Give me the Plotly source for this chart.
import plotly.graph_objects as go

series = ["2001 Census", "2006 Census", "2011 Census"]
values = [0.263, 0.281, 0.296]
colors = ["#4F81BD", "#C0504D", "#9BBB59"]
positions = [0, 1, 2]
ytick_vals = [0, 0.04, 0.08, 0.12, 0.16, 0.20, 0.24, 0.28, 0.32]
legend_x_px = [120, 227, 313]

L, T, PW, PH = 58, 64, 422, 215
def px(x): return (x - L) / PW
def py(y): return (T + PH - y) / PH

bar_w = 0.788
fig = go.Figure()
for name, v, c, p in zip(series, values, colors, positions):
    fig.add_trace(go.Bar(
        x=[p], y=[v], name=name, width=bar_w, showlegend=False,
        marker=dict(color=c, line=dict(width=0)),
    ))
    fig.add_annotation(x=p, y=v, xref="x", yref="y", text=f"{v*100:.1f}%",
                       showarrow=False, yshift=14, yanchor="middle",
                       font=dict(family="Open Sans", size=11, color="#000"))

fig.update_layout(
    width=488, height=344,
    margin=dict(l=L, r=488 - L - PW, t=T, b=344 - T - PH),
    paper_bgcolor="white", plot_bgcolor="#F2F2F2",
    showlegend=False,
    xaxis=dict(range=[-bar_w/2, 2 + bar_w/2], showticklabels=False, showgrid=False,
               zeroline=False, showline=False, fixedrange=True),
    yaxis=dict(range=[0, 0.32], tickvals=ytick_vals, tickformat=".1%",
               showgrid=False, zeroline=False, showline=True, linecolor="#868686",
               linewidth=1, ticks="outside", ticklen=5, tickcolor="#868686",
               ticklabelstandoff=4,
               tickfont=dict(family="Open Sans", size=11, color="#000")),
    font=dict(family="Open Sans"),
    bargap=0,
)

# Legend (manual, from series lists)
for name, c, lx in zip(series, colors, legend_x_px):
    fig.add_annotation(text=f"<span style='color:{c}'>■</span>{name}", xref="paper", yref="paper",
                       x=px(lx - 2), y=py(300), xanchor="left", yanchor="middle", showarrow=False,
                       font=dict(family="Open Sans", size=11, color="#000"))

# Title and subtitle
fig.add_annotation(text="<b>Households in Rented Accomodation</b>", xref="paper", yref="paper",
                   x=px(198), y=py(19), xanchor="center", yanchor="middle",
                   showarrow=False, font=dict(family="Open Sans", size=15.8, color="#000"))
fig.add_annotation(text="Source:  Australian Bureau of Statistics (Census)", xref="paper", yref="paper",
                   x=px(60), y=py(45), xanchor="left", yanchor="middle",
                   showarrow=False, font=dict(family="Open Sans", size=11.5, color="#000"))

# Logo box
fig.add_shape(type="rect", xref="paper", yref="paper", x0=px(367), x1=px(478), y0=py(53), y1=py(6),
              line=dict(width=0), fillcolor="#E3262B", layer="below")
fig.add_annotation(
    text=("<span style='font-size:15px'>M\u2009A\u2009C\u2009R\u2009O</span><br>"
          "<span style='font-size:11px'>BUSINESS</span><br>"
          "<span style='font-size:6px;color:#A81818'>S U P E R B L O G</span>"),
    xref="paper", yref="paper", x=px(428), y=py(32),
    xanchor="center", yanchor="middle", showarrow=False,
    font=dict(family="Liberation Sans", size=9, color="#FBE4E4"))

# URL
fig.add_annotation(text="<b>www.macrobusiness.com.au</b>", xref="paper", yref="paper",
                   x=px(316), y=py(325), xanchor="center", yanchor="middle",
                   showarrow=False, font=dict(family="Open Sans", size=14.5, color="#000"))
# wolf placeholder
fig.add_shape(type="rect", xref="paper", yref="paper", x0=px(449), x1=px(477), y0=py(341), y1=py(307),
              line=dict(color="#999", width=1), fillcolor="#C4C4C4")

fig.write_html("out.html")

+--

**Instruction**
Without leaving anything out, quote all the data.

**In response**
Give me the Plotly source for this chart.
import plotly.graph_objects as go

series = ["2001 Census", "2006 Census", "2011 Census"]
values = [0.263, 0.281, 0.296]
colors = ["#4F81BD", "#C0504D", "#9BBB59"]
positions = [0, 1, 2]
ytick_vals = [0, 0.04, 0.08, 0.12, 0.16, 0.20, 0.24, 0.28, 0.32]
legend_x_px = [120, 227, 313]

L, T, PW, PH = 58, 64, 422, 215
def px(x): return (x - L) / PW
def py(y): return (T + PH - y) / PH

bar_w = 0.788
fig = go.Figure()
for name, v, c, p in zip(series, values, colors, positions):
    fig.add_trace(go.Bar(
        x=[p], y=[v], name=name, width=bar_w, showlegend=False,
        marker=dict(color=c, line=dict(width=0)),
    ))
    fig.add_annotation(x=p, y=v, xref="x", yref="y", text=f"{v*100:.1f}%",
                       showarrow=False, yshift=14, yanchor="middle",
                       font=dict(family="Open Sans", size=11, color="#000"))

fig.update_layout(
    width=488, height=344,
    margin=dict(l=L, r=488 - L - PW, t=T, b=344 - T - PH),
    paper_bgcolor="white", plot_bgcolor="#F2F2F2",
    showlegend=False,
    xaxis=dict(range=[-bar_w/2, 2 + bar_w/2], showticklabels=False, showgrid=False,
               zeroline=False, showline=False, fixedrange=True),
    yaxis=dict(range=[0, 0.32], tickvals=ytick_vals, tickformat=".1%",
               showgrid=False, zeroline=False, showline=True, linecolor="#868686",
               linewidth=1, ticks="outside", ticklen=5, tickcolor="#868686",
               ticklabelstandoff=4,
               tickfont=dict(family="Open Sans", size=11, color="#000")),
    font=dict(family="Open Sans"),
    bargap=0,
)

# Legend (manual, from series lists)
for name, c, lx in zip(series, colors, legend_x_px):
    fig.add_annotation(text=f"<span style='color:{c}'>■</span>{name}", xref="paper", yref="paper",
                       x=px(lx - 2), y=py(300), xanchor="left", yanchor="middle", showarrow=False,
                       font=dict(family="Open Sans", size=11, color="#000"))

# Title and subtitle
fig.add_annotation(text="<b>Households in Rented Accomodation</b>", xref="paper", yref="paper",
                   x=px(198), y=py(19), xanchor="center", yanchor="middle",
                   showarrow=False, font=dict(family="Open Sans", size=15.8, color="#000"))
fig.add_annotation(text="Source:  Australian Bureau of Statistics (Census)", xref="paper", yref="paper",
                   x=px(60), y=py(45), xanchor="left", yanchor="middle",
                   showarrow=False, font=dict(family="Open Sans", size=11.5, color="#000"))

# Logo box
fig.add_shape(type="rect", xref="paper", yref="paper", x0=px(367), x1=px(478), y0=py(53), y1=py(6),
              line=dict(width=0), fillcolor="#E3262B", layer="below")
fig.add_annotation(
    text=("<span style='font-size:15px'>M\u2009A\u2009C\u2009R\u2009O</span><br>"
          "<span style='font-size:11px'>BUSINESS</span><br>"
          "<span style='font-size:6px;color:#A81818'>S U P E R B L O G</span>"),
    xref="paper", yref="paper", x=px(428), y=py(32),
    xanchor="center", yanchor="middle", showarrow=False,
    font=dict(family="Liberation Sans", size=9, color="#FBE4E4"))

# URL
fig.add_annotation(text="<b>www.macrobusiness.com.au</b>", xref="paper", yref="paper",
                   x=px(316), y=py(325), xanchor="center", yanchor="middle",
                   showarrow=False, font=dict(family="Open Sans", size=14.5, color="#000"))
# wolf placeholder
fig.add_shape(type="rect", xref="paper", yref="paper", x0=px(449), x1=px(477), y0=py(341), y1=py(307),
              line=dict(color="#999", width=1), fillcolor="#C4C4C4")

fig.write_html("out.html")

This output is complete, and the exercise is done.